In fact, sometimes I don't think I really even know what "heart's desire" means.  Does it mean the thing I think will bring me happiness?  Something that I long for?  Something that will satisfy me in some way?  Something that will bring pleasure?  A relationship, perhaps?  (A Google search on "heart's desire" turns up a bridal shop, cross stitch shop, gift shop, among other things.) 

And there are so many aspects to desire - so many facets, different types and intensities, different directions of desire, which sometimes reinforce each other but often work against each other.

But maybe awareness of that tension is part of really knowing and assuming authority for my heart's desire.  As I've imagined it, this "assuming authority" thing would involve being aware of and responsible for what I truly desire - whether it is something I choose to act on or not.
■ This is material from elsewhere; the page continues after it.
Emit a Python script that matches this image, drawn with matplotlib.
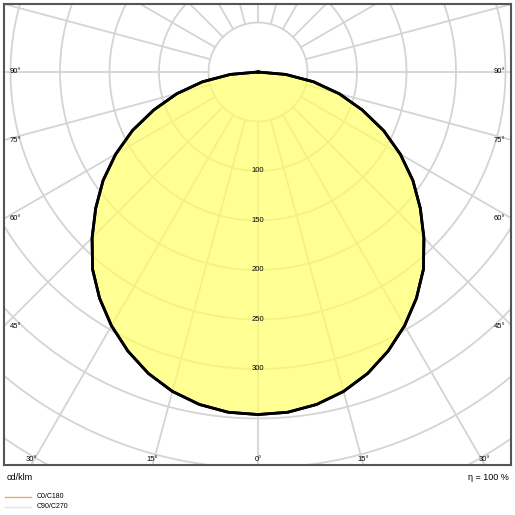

As 2010 draws to a close, I'm looking back and reflecting.  It has been a year filled with changes and challenges. Some patterns I thought I had left behind me - this year especially related to work and food - have reappeared; at the same time, they have also shown me some new things about myself - for example, why I have developed such expertise at keeping people in my acquaintance circle rather than my friend circle.  And how habit combined with allowing pressure from others to guide my priorities keeps me quite distant from my own heart's desires.